EXERCISE INPUT:
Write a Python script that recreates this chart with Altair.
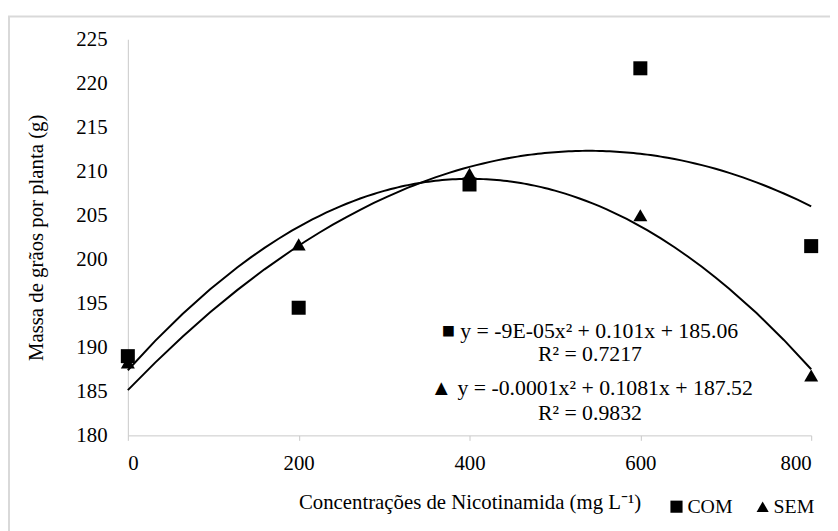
import altair as alt
import pandas as pd

# Data
x_vals = [0, 200, 400, 600, 800]
com_vals = [189.0, 194.5, 208.5, 221.7, 201.5]
sem_vals = [188.3, 201.7, 209.7, 205.0, 186.8]
series_names = ["COM", "SEM"]
x_ticks = [0, 200, 400, 600, 800]
y_ticks = [180, 185, 190, 195, 200, 205, 210, 215, 220, 225]

ann_text = ["■ y = -9E-05x²  + 0.101x + 185.06", "R² = 0.7217",
            "▲ y = -0.0001x² + 0.1081x + 187.52", "R² = 0.9832"]
ann_x = [541, 541, 543, 541]
ann_y = [191.8, 189.2, 185.4, 182.5]

FONT = "Liberation Serif"

rows = []
for name, vals in zip(series_names, [com_vals, sem_vals]):
    for xv, yv in zip(x_vals, vals):
        rows.append({"x": xv, "y": yv, "series": name})
df = pd.DataFrame(rows)
ann = pd.DataFrame({"text": ann_text, "x": ann_x, "y": ann_y})

xscale = alt.Scale(domain=[0, 800], nice=False, zero=False)
yscale = alt.Scale(domain=[180, 225], nice=False, zero=False)

base = alt.Chart(df)

frame = alt.Chart(pd.DataFrame({"a": [0]})).mark_rect(
    fill="transparent", stroke="#d9d9d9", strokeWidth=2
).encode(
    x=alt.value(-120), x2=alt.value(800), y=alt.value(-23), y2=alt.value(700)
)

lines = base.transform_regression(
    "x", "y", method="poly", order=2, groupby=["series"], extent=[0, 800]
).mark_line(color="black", strokeWidth=2).encode(
    x=alt.X("x:Q", scale=xscale),
    y=alt.Y("y:Q", scale=yscale),
    detail="series:N",
)

points = base.mark_point(filled=True, color="black", size=200, opacity=1).encode(
    x=alt.X(
        "x:Q", scale=xscale,
        title="Concentrações de Nicotinamida (mg L⁻¹)",
        axis=alt.Axis(values=x_ticks, grid=False, domainColor="#c8c8c8",
                      tickColor="#c8c8c8", tickSize=5, labelPadding=12,
                      labelFontSize=21, titleFontSize=21, labelFont=FONT,
                      titleFont=FONT, titleFontWeight="normal",
                      labelColor="black", titleColor="black", titlePadding=19),
    ),
    y=alt.Y(
        "y:Q", scale=yscale,
        title="Massa de grãos por planta (g)",
        axis=alt.Axis(values=y_ticks, grid=False, ticks=False,
                      domainColor="#c8c8c8", labelPadding=21,
                      labelFontSize=21, titleFontSize=21, labelFont=FONT,
                      titleFont=FONT, titleFontWeight="normal",
                      labelColor="black", titleColor="black", titlePadding=30),
    ),
    shape=alt.Shape(
        "series:N",
        scale=alt.Scale(domain=series_names, range=["square", "triangle-up"]),
        legend=alt.Legend(title=None, orient="none", legendX=544, legendY=462,
                          direction="horizontal", labelFont=FONT,
                          labelFontSize=20, labelColor="black",
                          symbolFillColor="black", symbolStrokeColor="black",
                          symbolSize=150, labelOffset=1, columnPadding=20,
                          symbolStrokeWidth=0),
    ),
)

texts = alt.Chart(ann).mark_text(
    font=FONT, fontSize=22, color="black", align="center", baseline="middle"
).encode(
    x=alt.X("x:Q", scale=xscale),
    y=alt.Y("y:Q", scale=yscale),
    text="text:N",
)

chart = alt.layer(frame, lines, points, texts).properties(
    width=690, height=400,
    autosize=alt.AutoSizeParams(type="none"),
    padding={"left": 121, "top": 29, "right": 19, "bottom": 94},
).configure_view(stroke=None)

chart.save("out.html", embed_options={"renderer": "svg", "actions": False})
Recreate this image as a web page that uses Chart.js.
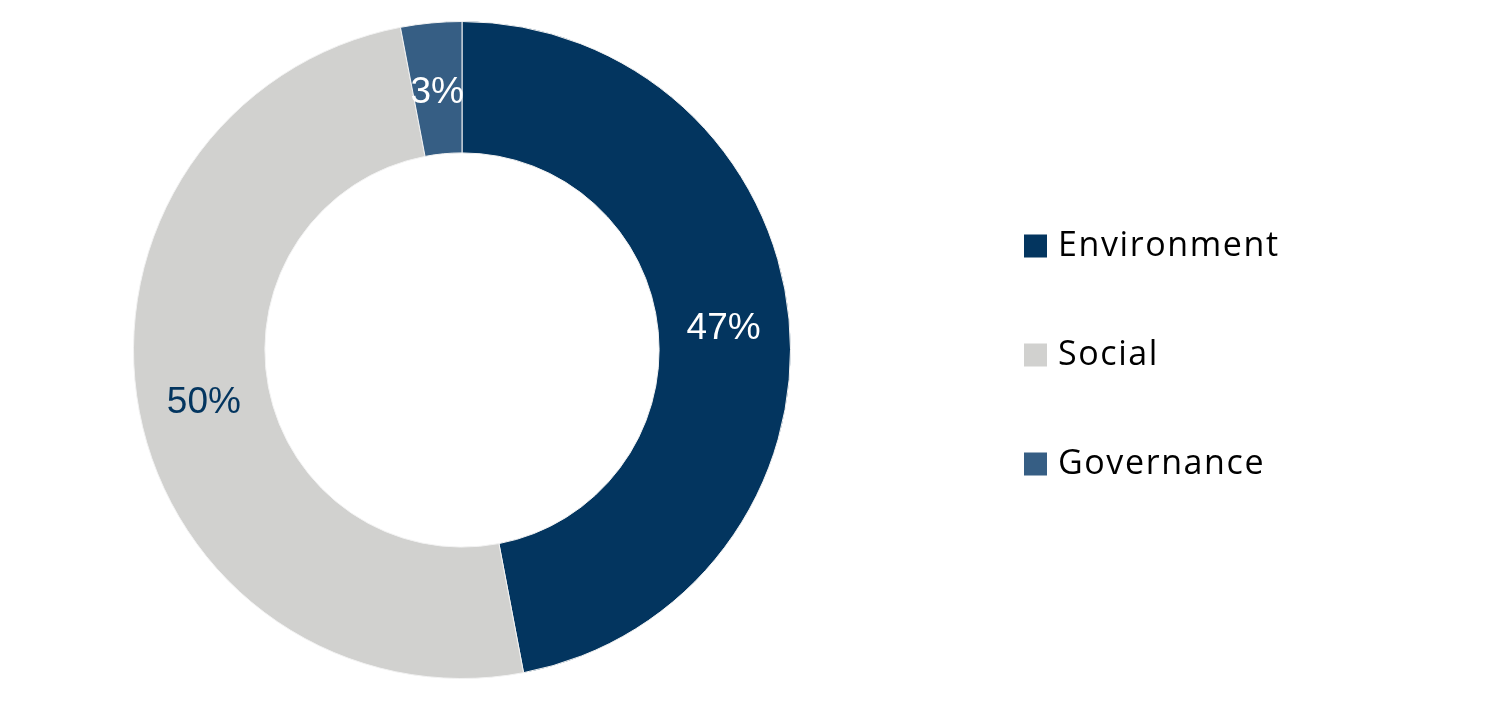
<!DOCTYPE html>
<html>
<head>
<meta charset="utf-8">
<style>
  html, body { margin: 0; padding: 0; background: #fff; }
  #wrap { width: 1494px; height: 710px; position: relative; }
</style>
<script src="https://cdn.jsdelivr.net/npm/chart.js@4.4.1/dist/chart.umd.min.js"></script>
</head>
<body>
<div id="wrap"><canvas id="esg"></canvas></div>
<script>
// ESG split
const categories = ["Environment", "Social", "Governance"];
const shares = [47, 50, 3];
const sliceColors = ["#03355F", "#D1D1CF", "#365E84"];
const labelColors = ["#ffffff", "#03355F", "#ffffff"];

// percent labels in the middle of each ring slice
const sliceLabels = {
  id: "sliceLabels",
  afterDatasetsDraw(chart) {
    const ctx = chart.ctx;
    const meta = chart.getDatasetMeta(0);
    ctx.save();
    ctx.font = "37px 'Liberation Sans', Arial, sans-serif";
    ctx.textAlign = "center";
    ctx.textBaseline = "middle";
    meta.data.forEach((arc, i) => {
      const p = arc.tooltipPosition();
      ctx.fillStyle = labelColors[i];
      ctx.fillText(shares[i] + "%", p.x, p.y + 4);
    });
    ctx.restore();
  }
};

// legend drawn at the right, one item per row
const sideLegend = {
  id: "sideLegend",
  afterDraw(chart) {
    const ctx = chart.ctx;
    const x = 1024, y0 = 246, step = 109, box = 23;
    ctx.save();
    ctx.font = "34px 'Open Sans', sans-serif";
    ctx.letterSpacing = "1.6px";
    ctx.textBaseline = "middle";
    categories.forEach((name, i) => {
      const y = y0 + i * step;
      ctx.fillStyle = sliceColors[i];
      ctx.fillRect(x, y - box / 2, box, box);
      ctx.fillStyle = "#000";
      ctx.fillText(name, x + 34, y);
    });
    ctx.restore();
  }
};

new Chart("esg", {
  type: "doughnut",
  data: {
    labels: categories,
    datasets: [{
      data: shares,
      backgroundColor: sliceColors,
      borderColor: "#f2f2f2",
      borderWidth: 1
    }]
  },
  options: {
    responsive: true,
    maintainAspectRatio: false,
    animation: false,
    cutout: "60%",
    layout: { padding: { left: 0, right: 570, top: 21, bottom: 31 } },
    plugins: {
      legend: { display: false },
      tooltip: { enabled: false }
    }
  },
  plugins: [sliceLabels, sideLegend]
});
</script>
</body>
</html>
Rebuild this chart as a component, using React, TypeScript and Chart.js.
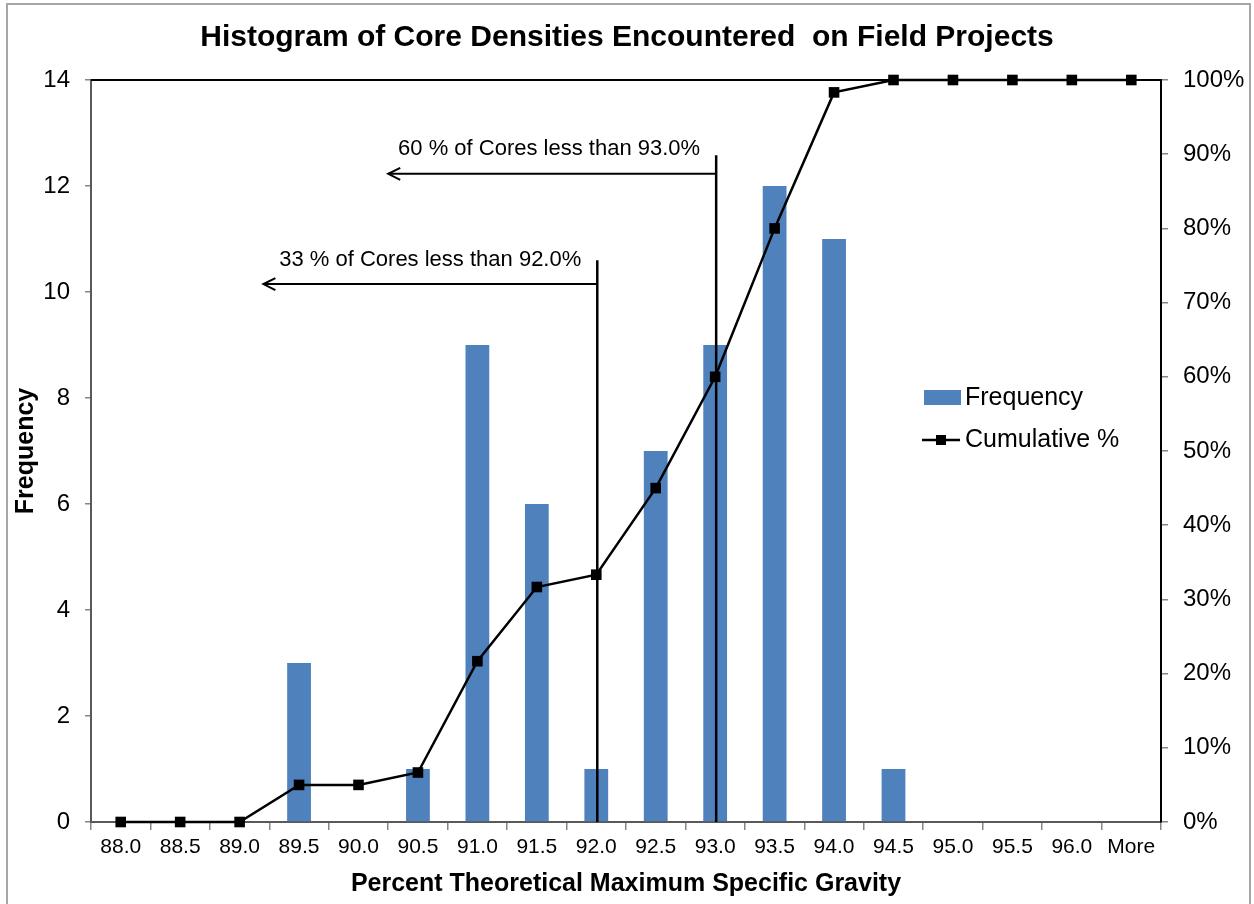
import React, { useEffect, useRef } from 'react';
import { Chart, registerables } from 'chart.js';

Chart.register(...registerables);

const FONT = '"Liberation Sans", Arial, Helvetica, sans-serif';

const chartTitle = 'Histogram of Core Densities Encountered  on Field Projects';
const xAxisTitle = 'Percent Theoretical Maximum Specific Gravity';
const yAxisTitle = 'Frequency';

const categories = [
  '88.0', '88.5', '89.0', '89.5', '90.0', '90.5', '91.0', '91.5', '92.0',
  '92.5', '93.0', '93.5', '94.0', '94.5', '95.0', '95.5', '96.0', 'More',
];
const frequency = [0, 0, 0, 3, 0, 1, 9, 6, 1, 7, 9, 12, 11, 1, 0, 0, 0, 0];
const cumulativePercent = [
  0, 0, 0, 5, 5, 6.67, 21.67, 31.67, 33.33, 45, 60, 80, 98.33, 100, 100, 100, 100, 100,
];
const frequencyTicks = [0, 2, 4, 6, 8, 10, 12, 14];
const percentTicks = [0, 10, 20, 30, 40, 50, 60, 70, 80, 90, 100];

// Cut-off markers (category, top of line and arrow in frequency units, arrow tip as category index)
const cutoffCategories = ['92.0', '93.0'];
const cutoffLabels = ['33 % of Cores less than 92.0%', '60 % of Cores less than 93.0%'];
const cutoffLineTops = [10.6, 12.58];
const cutoffArrowLevels = [10.15, 12.23];
const cutoffArrowTips = [2.4, 4.5];
const cutoffLabelLevels = [10.5, 12.58];

const BAR_COLOR = '#4F81BD';

const decorPlugin = {
  id: 'decor',
  beforeDraw(chart: any) {
    const { ctx, width, height } = chart;
    ctx.save();
    ctx.fillStyle = '#ffffff';
    ctx.fillRect(0, 0, width, height);
    ctx.strokeStyle = '#a6a6a6';
    ctx.lineWidth = 2;
    ctx.strokeRect(7, 4, width - 11, height + 20);
    ctx.restore();
  },
  afterDatasetDraw(chart: any, args: any) {
    if (args.index !== 0) return;
    const { ctx } = chart;
    const xs = chart.scales.x;
    const ys = chart.scales.y;
    const bottom = chart.chartArea.bottom;
    ctx.save();
    ctx.strokeStyle = '#000';
    ctx.fillStyle = '#000';
    cutoffCategories.forEach((cat, i) => {
      const x = xs.getPixelForValue(categories.indexOf(cat)) + 1;
      const top = ys.getPixelForValue(cutoffLineTops[i]);
      const ay = ys.getPixelForValue(cutoffArrowLevels[i]);
      const tip = xs.getPixelForValue(cutoffArrowTips[i]);
      ctx.lineWidth = 2.5;
      ctx.beginPath();
      ctx.moveTo(x, top);
      ctx.lineTo(x, bottom);
      ctx.stroke();
      ctx.lineWidth = 2;
      ctx.beginPath();
      ctx.moveTo(x, ay);
      ctx.lineTo(tip, ay);
      ctx.stroke();
      ctx.beginPath();
      ctx.moveTo(tip + 12, ay - 6);
      ctx.lineTo(tip, ay);
      ctx.lineTo(tip + 12, ay + 6);
      ctx.stroke();
      ctx.font = `22px ${FONT}`;
      ctx.textAlign = 'right';
      ctx.textBaseline = 'alphabetic';
      ctx.fillText(cutoffLabels[i], x - 16, ys.getPixelForValue(cutoffLabelLevels[i]));
    });
    ctx.restore();
  },
  afterDraw(chart: any) {
    const { ctx, chartArea } = chart;
    ctx.save();
    // title
    ctx.fillStyle = '#000';
    ctx.font = `bold 30px ${FONT}`;
    ctx.textAlign = 'center';
    ctx.textBaseline = 'alphabetic';
    ctx.fillText(chartTitle, chart.width / 2, 46);
    // legend
    const lx = chartArea.right - 239;
    const ly1 = chartArea.top + 318;
    const ly2 = chartArea.top + 360;
    const ds = chart.data.datasets;
    ctx.fillStyle = ds[0].backgroundColor;
    ctx.fillRect(lx + 2, ly1 - 8, 37, 15);
    ctx.strokeStyle = '#000';
    ctx.lineWidth = 2.5;
    ctx.beginPath();
    ctx.moveTo(lx, ly2);
    ctx.lineTo(lx + 38, ly2);
    ctx.stroke();
    ctx.fillStyle = '#000';
    ctx.fillRect(lx + 14, ly2 - 5, 10, 10);
    ctx.font = `25px ${FONT}`;
    ctx.textAlign = 'left';
    ctx.textBaseline = 'middle';
    ctx.fillText(ds[0].label, lx + 43, ly1);
    ctx.fillText(ds[1].label, lx + 43, ly2);
    ctx.restore();
  },
};

// top border of the plot area, drawn before the line dataset so markers sit on top
const topBorderPlugin = {
  id: 'topBorder',
  beforeDatasetsDraw(chart: any) {
    const { ctx, chartArea } = chart;
    ctx.save();
    ctx.strokeStyle = '#000';
    ctx.lineWidth = 2;
    ctx.beginPath();
    ctx.moveTo(chartArea.left, chartArea.top);
    ctx.lineTo(chartArea.right + 1, chartArea.top);
    ctx.stroke();
    ctx.restore();
  },
};

export default function App() {
  const ref = useRef<HTMLCanvasElement | null>(null);

  useEffect(() => {
    document.body.style.margin = '0';
    const canvas = ref.current;
    if (!canvas) return;
    const chart = new Chart(canvas, {
      type: 'bar',
      data: {
        labels: categories,
        datasets: [
          {
            type: 'bar',
            label: 'Frequency',
            data: frequency,
            backgroundColor: BAR_COLOR,
            barPercentage: 0.4,
            categoryPercentage: 1.0,
            yAxisID: 'y',
            order: 2,
          } as any,
          {
            type: 'line',
            label: 'Cumulative %',
            data: cumulativePercent,
            borderColor: '#000',
            backgroundColor: '#000',
            borderWidth: 2.5,
            pointStyle: 'rect',
            pointRadius: 7.5,
            pointBackgroundColor: '#000',
            pointBorderColor: '#000',
            pointBorderWidth: 0,
            tension: 0,
            clip: false,
            yAxisID: 'y1',
            order: 1,
          } as any,
        ],
      },
      options: {
        responsive: false,
        animation: false,
        devicePixelRatio: 1,
        layout: { padding: { top: 80, left: 0, right: 0, bottom: 0 } },
        plugins: {
          legend: { display: false },
          title: { display: false },
          tooltip: { enabled: false },
        },
        scales: {
          x: {
            type: 'category',
            grid: {
              offset: true,
              drawOnChartArea: false,
              drawTicks: true,
              tickLength: 8,
              color: '#868686',
              lineWidth: 1.5,
            },
            border: { color: '#595959', width: 2 },
            ticks: {
              font: { family: FONT, size: 21 },
              color: '#000',
              padding: 5,
              maxRotation: 0,
              autoSkip: false,
            },
            title: {
              display: true,
              text: xAxisTitle,
              font: { family: FONT, size: 25, weight: 'bold' },
              color: '#000',
              padding: { top: 0, bottom: 5 },
            },
            afterFit(scale: any) {
              scale.height = 82;
            },
          },
          y: {
            position: 'left',
            min: 0,
            max: 14,
            afterBuildTicks(scale: any) {
              scale.ticks = frequencyTicks.map((v) => ({ value: v }));
            },
            grid: {
              drawOnChartArea: false,
              drawTicks: true,
              tickLength: 6,
              color: '#868686',
              lineWidth: 1.5,
            },
            border: { color: '#595959', width: 2 },
            ticks: {
              font: { family: FONT, size: 24 },
              color: '#000',
              padding: 15,
            },
            title: {
              display: true,
              text: yAxisTitle,
              font: { family: FONT, size: 25, weight: 'bold' },
              color: '#000',
              padding: { top: 11, bottom: 0 },
            },
            afterFit(scale: any) {
              scale.width = 91;
            },
          },
          y1: {
            position: 'right',
            min: 0,
            max: 100,
            afterBuildTicks(scale: any) {
              scale.ticks = percentTicks.map((v) => ({ value: v }));
            },
            grid: {
              drawOnChartArea: false,
              drawTicks: true,
              tickLength: 7,
              color: '#868686',
              lineWidth: 1.5,
            },
            border: { color: '#000', width: 2 },
            ticks: {
              font: { family: FONT, size: 24 },
              color: '#000',
              padding: 15,
              callback: (v: any) => `${v}%`,
            },
            afterFit(scale: any) {
              scale.width = 93;
            },
          },
        },
      } as any,
      plugins: [decorPlugin, topBorderPlugin],
    });
    return () => chart.destroy();
  }, []);

  return (
    <div style={{ position: 'absolute', left: 0, top: 0, width: 1254, height: 904 }}>
      <canvas ref={ref} width={1254} height={904} style={{ width: 1254, height: 904, display: 'block' }} />
    </div>
  );
}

GOAL: Pictures excluded, retype exactly the lines running from the one with "Rebuild this chart" through the one with "const BAR_COLOR = '#4F81BD';". Include both end lines and nothing more.

FULL OUTPUT:
Rebuild this chart as a component, using React, TypeScript and Chart.js.
import React, { useEffect, useRef } from 'react';
import { Chart, registerables } from 'chart.js';

Chart.register(...registerables);

const FONT = '"Liberation Sans", Arial, Helvetica, sans-serif';

const chartTitle = 'Histogram of Core Densities Encountered  on Field Projects';
const xAxisTitle = 'Percent Theoretical Maximum Specific Gravity';
const yAxisTitle = 'Frequency';

const categories = [
  '88.0', '88.5', '89.0', '89.5', '90.0', '90.5', '91.0', '91.5', '92.0',
  '92.5', '93.0', '93.5', '94.0', '94.5', '95.0', '95.5', '96.0', 'More',
];
const frequency = [0, 0, 0, 3, 0, 1, 9, 6, 1, 7, 9, 12, 11, 1, 0, 0, 0, 0];
const cumulativePercent = [
  0, 0, 0, 5, 5, 6.67, 21.67, 31.67, 33.33, 45, 60, 80, 98.33, 100, 100, 100, 100, 100,
];
const frequencyTicks = [0, 2, 4, 6, 8, 10, 12, 14];
const percentTicks = [0, 10, 20, 30, 40, 50, 60, 70, 80, 90, 100];

// Cut-off markers (category, top of line and arrow in frequency units, arrow tip as category index)
const cutoffCategories = ['92.0', '93.0'];
const cutoffLabels = ['33 % of Cores less than 92.0%', '60 % of Cores less than 93.0%'];
const cutoffLineTops = [10.6, 12.58];
const cutoffArrowLevels = [10.15, 12.23];
const cutoffArrowTips = [2.4, 4.5];
const cutoffLabelLevels = [10.5, 12.58];

const BAR_COLOR = '#4F81BD';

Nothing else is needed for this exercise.